Generators efficiently convert low-grade waste heat from diesel generators into power.
Joe Thibedeau, a control systems engineer with ElectraTherm, wrote an article for the November 2019 issue of Power titled Innovative Technology Captures Energy from Waste Heat. Here’s a summary, click on the link above for the full text.
Dutch Harbor power plant in the remote Aleutian Islands of Alaska operates several diesel gensets to generate electrical power. Electrical rates there are some of the highest in North America, about four times greater than the U.S. national average of $0.12/kWh.
To take advantage of the previously untapped genset waste heat, the City of Unalaska and the Alaska Energy Authority purchased three organic Rankine cycle (ORC) generators in 2014. These generators capture waste heat at temperatures as low as 170F, and in conjunction with a 45F seawater cooling loop, the three units contribute approximately 75 kW of gross power.
The ElectraTherm POWER+ GENERATOR systems are controlled by an AutomationDirect programmable logic controller (PLC), and use an AutomationDirect human-machine interface (HMI) for operators to view and adjust operation.
A Warm, Green History
Typical stationary generators using diesel or natural gas reciprocating engines only convert about 33% of the fuel energy to electrical power, with the remaining energy lost as waste heat. Recovering and converting the waste heat into electricity increases overall plant efficiency. In the past, there were few options to do this commercially.
Today, ElectraTherm has deployed more than 70 POWER+ GENERATOR systems worldwide.
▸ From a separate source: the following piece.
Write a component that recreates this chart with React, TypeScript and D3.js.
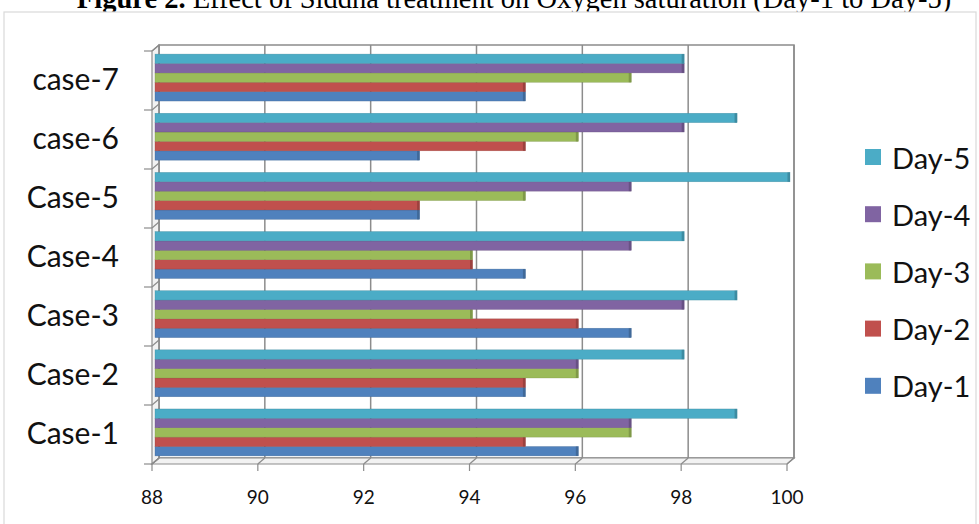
import React from "react";
import * as d3 from "d3";

const categories = ["Case-1", "Case-2", "Case-3", "Case-4", "Case-5", "case-6", "case-7"];
const seriesNames = ["Day-1", "Day-2", "Day-3", "Day-4", "Day-5"];
const day1 = [96, 95, 97, 95, 93, 93, 95];
const day2 = [95, 95, 96, 94, 93, 95, 95];
const day3 = [97, 96, 94, 94, 95, 96, 97];
const day4 = [97, 96, 98, 97, 97, 98, 98];
const day5 = [99, 98, 99, 98, 100, 99, 98];
const xTicks = [88, 90, 92, 94, 96, 98, 100];
const colors = ["#4F81BD", "#C0504D", "#9BBB59", "#8064A2", "#4BACC6"];

const W = 979;
const H = 524;

export default function App() {
  const series = [day1, day2, day3, day4, day5];
  const dx = 7;
  const dy = -6;
  const xFront = d3.scaleLinear().domain([88, 100]).range([152, 787]);
  const xBack = (v: number) => xFront(v) + dx;
  const xBar = (v: number) => xFront(v) + 3;
  const frontBottom = 464;
  const frontTop = 51;
  const backBottom = frontBottom + dy;
  const backTop = frontTop + dy;
  const yBand = d3.scaleBand<string>().domain(categories).range([462, 48]).paddingInner(0).paddingOuter(0);
  const inner = d3
    .scaleBand<string>()
    .domain([...seriesNames].reverse())
    .range([0, yBand.bandwidth()])
    .paddingOuter(0.65)
    .paddingInner(0);
  const yTicks = d3.scaleBand<string>().domain(categories).range([frontBottom, frontTop]);
  const labelFont = "Lato, 'Open Sans', sans-serif";
  const grid = "#8c8c8c";

  return (
    <svg width={W} height={H} style={{ position: "absolute", left: 0, top: 0, background: "#fff" }}>
      <text x={514} y={8} textAnchor="middle" fontFamily="'Liberation Serif', 'Times New Roman', serif" fontSize={28.5}>
        <tspan fontWeight="bold">Figure 2.</tspan>
        <tspan> Effect of Siddha treatment on Oxygen saturation (Day-1 to Day-5)</tspan>
      </text>
      <rect x={4} y={12} width={972} height={530} fill="#fff" stroke="#d9d9d9" strokeWidth={1.2} />

      {/* back wall */}
      <rect x={xBack(88)} y={backTop} width={xBack(100) - xBack(88)} height={backBottom - backTop} fill="#fff" stroke={grid} strokeWidth={1.5} />
      {/* floor */}
      <path
        d={`M${xFront(88)},${frontBottom} L${xFront(100)},${frontBottom} L${xBack(100)},${backBottom} L${xBack(88)},${backBottom} Z`}
        fill="#f2f2f2"
        stroke={grid}
        strokeWidth={1.2}
      />
      {/* left wall */}
      <path
        d={`M${xFront(88)},${frontBottom} L${xFront(88)},${frontTop} L${xBack(88)},${backTop} L${xBack(88)},${backBottom} Z`}
        fill="#f2f2f2"
        stroke={grid}
        strokeWidth={1.2}
      />
      {/* gridlines */}
      {xTicks.map((t) => (
        <g key={t}>
          <line x1={xBack(t)} x2={xBack(t)} y1={backTop} y2={backBottom} stroke={grid} strokeWidth={1.5} />
          <line x1={xFront(t)} y1={frontBottom} x2={xBack(t)} y2={backBottom} stroke={grid} strokeWidth={1.2} />
          <line x1={xFront(t)} x2={xFront(t)} y1={frontBottom} y2={frontBottom + 7} stroke={grid} strokeWidth={1.2} />
          <text x={xFront(t)} y={504} textAnchor="middle" fontFamily={labelFont} fontSize={19} fill="#111">
            {t}
          </text>
        </g>
      ))}
      {/* category separators on left wall */}
      {[...categories.map((c) => (yTicks(c) as number)), frontBottom].map((y, i) => (
        <g key={i}>
          <line x1={xFront(88) - 8} x2={xFront(88)} y1={y} y2={y} stroke={grid} strokeWidth={1.2} />
          <line x1={xFront(88)} x2={xBack(88)} y1={y} y2={y + dy} stroke={grid} strokeWidth={1.2} />
        </g>
      ))}

      {/* bars */}
      {categories.map((c, ci) => (
        <g key={c} transform={`translate(0,${yBand(c)})`}>
          {series.map((s, si) => {
            const y = inner(seriesNames[si]) as number;
            const h = inner.bandwidth();
            const x0 = xBar(88);
            const x1 = xBar(s[ci]);
            const col = colors[si];
            const dark = d3.color(col)!.darker(0.8).formatHex();
            return (
              <g key={si}>
                <rect x={x0} y={y} width={x1 - x0} height={h} fill={col} stroke={dark} strokeWidth={0.5} strokeOpacity={0.6} />
                <rect x={x1 - 2.5} y={y} width={2.5} height={h} fill={dark} opacity={0.75} />
              </g>
            );
          })}
          <text
            x={119}
            y={yBand.bandwidth() / 2}
            textAnchor="end"
            dominantBaseline="central"
            fontFamily={labelFont}
            fontSize={30}
            fill="#111"
          >
            {c}
          </text>
        </g>
      ))}

      {/* legend */}
      {[...seriesNames].reverse().map((n, i) => {
        const si = seriesNames.length - 1 - i;
        const cy = 157 + i * 57.2;
        return (
          <g key={n}>
            <rect x={865} y={cy - 8} width={16} height={16} fill={colors[si]} />
            <text x={892} y={cy} dominantBaseline="central" fontFamily={labelFont} fontSize={29} fill="#111">
              {n}
            </text>
          </g>
        );
      })}
    </svg>
  );
}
Their design and associated proprietary technologies reliably turn waste heat into power.
The ORC Process
Because engine waste heat is too low to drive a steam engine, ElectraTherm uses ORC technology, a process similar to that used in a steam engine.
The primary difference with ORC technology is that the water used in a steam engine is replaced by a fluid with a much lower boiling point. The ORC process is like a refrigerator running in reverse, where heat flow is used to generate power.
Replacing water and steam with alternative low-boiling-point fluids allows a modified version of the traditional Rankine cycle to efficiently convert the waste heat to power.
Twin Screws Provide Multiple Benefits
Instead of radial or axial turbine technologies, ElectraTherm uses a twin-screw expander in its heat-to-power generating system. The advantages include lower working speeds, and a simple and compact design not requiring a gear box or oil pump. Besides the mechanical advantages, these features simplify the required automation.
Automating the System
The POWER+ GENERATOR is designed to run automatically with minimal end user oversight or supervision required. Once started, the proportional-integral-derivative (PID) function in the PLC maintains system power output at the setpoint.
The PLC was selected for its expandability, PID control functions, and ease of use. Another reason for selecting AutomationDirect components was the support of its value-added reseller Quantum Automation. The company provided assistance with the initial design and support throughout the process of integrating a new automation system into the Power+ Generators.
The PLC controls the working-fluid feed pump, safety valves, and various other subsystems and field-connected devices. Temperature, pressure, and power transmitters are monitored by the PLC and used for control, and the PLC’s PID loop control features auto-tuning to quickly provide near-optimum loop settings.
The HMI was selected based on ease of use, availability of data logging, upload features, and low cost. In addition to graphical display functions, it provides alarming, remote accessibility, logic, math, and support of numerous communication protocols. Machine status can be viewed locally or remotely.
By using POWER+ GENERATOR systems to convert waste heat to power, the Alaska Energy Authority estimates it is realizing about $100,000 in annual energy savings. In addition to the benefit of generated electricity, the systems reduce generator engine cooling loads and increase efficiency. AutomationDirect PLC and HMI controls are critical for reliable system operation.